Atlas Comics' Marvel Boy #1 (Dec. 1950): Cover artist uncertain; possibly Sol Brodsky.

During his career, Marvel Boy utilized two different pairs of wristbands. Both manipulated gravity and light; the second pair was stronger than the first. He wore polarized contact lenses which protected him when he manipulated light, creating blinding bursts to incapacitate his opponents. By manipulating gravity, he was able to fly. The bands provided these abilities by absorbing and transforming solar radiation. Through them, Marvel Boy gained superhuman strength, stamina, and durability. He also used a rocket ship designed by his father, Horace Grayson, based on designs by Uranian technicians.
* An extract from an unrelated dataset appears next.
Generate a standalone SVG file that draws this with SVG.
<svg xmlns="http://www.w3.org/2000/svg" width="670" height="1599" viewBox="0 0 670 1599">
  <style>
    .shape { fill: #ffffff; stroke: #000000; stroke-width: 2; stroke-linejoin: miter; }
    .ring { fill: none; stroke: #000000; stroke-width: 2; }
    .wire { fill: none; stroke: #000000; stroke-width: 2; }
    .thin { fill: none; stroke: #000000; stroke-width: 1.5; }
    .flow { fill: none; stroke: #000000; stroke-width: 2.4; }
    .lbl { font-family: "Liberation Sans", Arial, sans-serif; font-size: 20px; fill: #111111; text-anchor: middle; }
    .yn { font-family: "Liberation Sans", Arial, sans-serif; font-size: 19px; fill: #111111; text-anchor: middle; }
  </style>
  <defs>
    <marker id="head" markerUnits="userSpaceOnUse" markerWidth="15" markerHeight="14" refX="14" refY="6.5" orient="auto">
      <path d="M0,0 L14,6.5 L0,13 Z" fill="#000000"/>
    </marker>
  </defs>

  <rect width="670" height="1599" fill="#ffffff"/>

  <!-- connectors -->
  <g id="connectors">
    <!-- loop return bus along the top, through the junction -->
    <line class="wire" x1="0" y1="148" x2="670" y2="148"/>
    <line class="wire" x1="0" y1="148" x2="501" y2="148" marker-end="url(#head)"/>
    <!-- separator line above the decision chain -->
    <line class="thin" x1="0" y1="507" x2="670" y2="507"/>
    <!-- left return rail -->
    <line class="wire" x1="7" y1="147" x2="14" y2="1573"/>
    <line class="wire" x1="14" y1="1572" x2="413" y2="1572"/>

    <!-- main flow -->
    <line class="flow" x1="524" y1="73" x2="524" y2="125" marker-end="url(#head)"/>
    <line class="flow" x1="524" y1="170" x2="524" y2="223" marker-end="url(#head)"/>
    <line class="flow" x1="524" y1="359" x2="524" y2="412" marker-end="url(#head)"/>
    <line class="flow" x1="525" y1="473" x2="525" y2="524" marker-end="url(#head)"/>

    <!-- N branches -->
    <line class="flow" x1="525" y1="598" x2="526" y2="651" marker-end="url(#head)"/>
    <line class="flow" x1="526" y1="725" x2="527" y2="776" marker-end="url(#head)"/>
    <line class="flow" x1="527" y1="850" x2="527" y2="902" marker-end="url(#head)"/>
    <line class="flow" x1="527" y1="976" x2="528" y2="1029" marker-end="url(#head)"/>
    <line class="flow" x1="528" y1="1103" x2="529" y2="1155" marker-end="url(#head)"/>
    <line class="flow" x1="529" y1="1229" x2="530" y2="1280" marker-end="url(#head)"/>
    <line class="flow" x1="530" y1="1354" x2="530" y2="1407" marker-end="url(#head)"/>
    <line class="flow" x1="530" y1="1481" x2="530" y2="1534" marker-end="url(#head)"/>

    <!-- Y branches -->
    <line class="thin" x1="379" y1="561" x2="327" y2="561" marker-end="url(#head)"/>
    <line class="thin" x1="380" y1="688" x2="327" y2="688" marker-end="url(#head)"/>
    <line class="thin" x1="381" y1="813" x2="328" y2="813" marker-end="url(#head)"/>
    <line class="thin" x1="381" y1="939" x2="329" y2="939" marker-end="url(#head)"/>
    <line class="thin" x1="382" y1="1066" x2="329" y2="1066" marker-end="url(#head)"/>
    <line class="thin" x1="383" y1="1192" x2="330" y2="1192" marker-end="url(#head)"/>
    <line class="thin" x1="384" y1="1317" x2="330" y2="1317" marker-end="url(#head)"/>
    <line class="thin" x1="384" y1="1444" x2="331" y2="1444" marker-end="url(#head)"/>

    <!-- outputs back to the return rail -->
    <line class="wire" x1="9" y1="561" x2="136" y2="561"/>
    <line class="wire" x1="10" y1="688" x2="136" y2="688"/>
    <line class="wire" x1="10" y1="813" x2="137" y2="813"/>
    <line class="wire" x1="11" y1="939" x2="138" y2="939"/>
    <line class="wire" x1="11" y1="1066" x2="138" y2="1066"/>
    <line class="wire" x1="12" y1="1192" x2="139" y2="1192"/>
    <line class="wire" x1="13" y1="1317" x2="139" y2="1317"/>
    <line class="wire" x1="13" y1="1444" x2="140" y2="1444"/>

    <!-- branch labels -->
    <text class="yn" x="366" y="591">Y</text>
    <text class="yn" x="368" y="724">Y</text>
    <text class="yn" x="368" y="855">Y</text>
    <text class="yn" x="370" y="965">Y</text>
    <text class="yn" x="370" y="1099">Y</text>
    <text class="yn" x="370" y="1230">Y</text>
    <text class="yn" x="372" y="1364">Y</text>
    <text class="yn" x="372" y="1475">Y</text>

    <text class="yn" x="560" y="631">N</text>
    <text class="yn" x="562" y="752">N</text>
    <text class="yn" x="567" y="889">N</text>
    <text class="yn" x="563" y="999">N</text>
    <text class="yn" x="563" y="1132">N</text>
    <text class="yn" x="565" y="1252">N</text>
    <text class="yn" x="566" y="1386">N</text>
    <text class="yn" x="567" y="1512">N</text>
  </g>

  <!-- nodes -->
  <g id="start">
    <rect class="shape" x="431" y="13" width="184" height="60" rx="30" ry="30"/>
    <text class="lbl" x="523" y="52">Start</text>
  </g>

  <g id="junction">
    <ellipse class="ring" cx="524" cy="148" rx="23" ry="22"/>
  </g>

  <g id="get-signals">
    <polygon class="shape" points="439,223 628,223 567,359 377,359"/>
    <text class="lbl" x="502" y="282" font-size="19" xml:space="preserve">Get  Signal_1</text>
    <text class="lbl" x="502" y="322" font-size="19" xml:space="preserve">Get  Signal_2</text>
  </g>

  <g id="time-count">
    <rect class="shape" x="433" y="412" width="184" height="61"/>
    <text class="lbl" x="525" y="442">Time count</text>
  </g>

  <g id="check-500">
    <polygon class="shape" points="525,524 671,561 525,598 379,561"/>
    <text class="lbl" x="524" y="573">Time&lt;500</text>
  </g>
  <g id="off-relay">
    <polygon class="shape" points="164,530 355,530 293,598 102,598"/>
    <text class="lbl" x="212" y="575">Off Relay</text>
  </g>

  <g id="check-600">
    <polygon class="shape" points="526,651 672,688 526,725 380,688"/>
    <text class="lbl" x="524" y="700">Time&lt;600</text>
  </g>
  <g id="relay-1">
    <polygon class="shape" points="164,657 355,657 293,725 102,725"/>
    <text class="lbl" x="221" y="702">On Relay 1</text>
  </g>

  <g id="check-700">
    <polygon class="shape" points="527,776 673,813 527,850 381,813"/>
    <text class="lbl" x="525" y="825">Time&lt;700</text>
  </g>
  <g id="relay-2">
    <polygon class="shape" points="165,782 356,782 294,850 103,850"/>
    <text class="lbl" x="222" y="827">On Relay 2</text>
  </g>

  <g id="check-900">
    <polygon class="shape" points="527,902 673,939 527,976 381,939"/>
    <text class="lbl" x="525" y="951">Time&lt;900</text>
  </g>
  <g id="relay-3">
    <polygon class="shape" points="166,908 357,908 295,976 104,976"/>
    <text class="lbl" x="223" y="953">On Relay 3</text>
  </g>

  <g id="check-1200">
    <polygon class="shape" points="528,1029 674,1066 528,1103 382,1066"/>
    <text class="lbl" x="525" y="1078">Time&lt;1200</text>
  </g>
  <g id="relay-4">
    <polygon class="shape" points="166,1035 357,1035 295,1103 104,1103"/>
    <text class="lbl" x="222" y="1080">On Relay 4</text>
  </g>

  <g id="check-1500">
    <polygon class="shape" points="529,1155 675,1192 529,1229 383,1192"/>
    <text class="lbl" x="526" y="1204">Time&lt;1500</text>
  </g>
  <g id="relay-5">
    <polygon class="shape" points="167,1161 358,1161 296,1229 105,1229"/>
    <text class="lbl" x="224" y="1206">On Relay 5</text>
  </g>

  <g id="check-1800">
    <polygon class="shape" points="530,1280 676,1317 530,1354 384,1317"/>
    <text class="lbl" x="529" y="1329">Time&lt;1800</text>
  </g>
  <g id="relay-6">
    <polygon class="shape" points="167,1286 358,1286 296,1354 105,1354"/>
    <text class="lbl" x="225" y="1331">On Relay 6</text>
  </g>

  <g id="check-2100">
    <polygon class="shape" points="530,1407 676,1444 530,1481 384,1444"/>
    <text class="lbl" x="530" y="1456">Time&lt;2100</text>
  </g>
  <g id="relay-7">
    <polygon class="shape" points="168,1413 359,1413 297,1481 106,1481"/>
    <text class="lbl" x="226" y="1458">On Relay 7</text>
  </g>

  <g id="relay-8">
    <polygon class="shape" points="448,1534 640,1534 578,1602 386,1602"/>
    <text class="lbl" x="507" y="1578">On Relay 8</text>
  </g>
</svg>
The Uranians gave Marvel Boy a headband which became his primary weapon. This headband consists of highly sophisticated technologies that not only allow him to control his spaceship remotely, but also affords him a high degree of telepathic ability. He can read minds, project highly convincing images and commands into the brains of others, and can scan the physiological state of those around him.

Marvel Boy's body has been altered to share, on some level, a Uranian physiology. The full extent of this remains unrevealed, although it is known that he must breathe an atmosphere akin to the planet Uranus' and that, in order to eat, he must distend his esophagus. These are not characteristics of an actual Uranian Eternal (Note: See Eternals.) and were not seen before the Agents of Atlas series.

An elite athlete and pilot, Grayson holds an advanced degree in science and technology from the Uranian Academy. His training grants him technical knowledge superior to contemporary Earth discoveries.

==Other versions==
The manipulative mastermind Thanos created a duplicate of Marvel Boy via the Infinity Gauntlet; this double was later renamed the Blue Marvel and attempted to become the Punisher's sidekick but was rejected and was later exiled to a limbo dimension.

The parallel universe anthology What If #9 (June 1978) showed a world where Marvel Boy was a member of a team of 1950s "Avengers." This team battled the Yellow Claw and his superhuman minions, though the team was asked to disband by US President Dwight D. Eisenhower. This alternate timeline was destroyed in the 1998–2000 limited series Avengers Forever.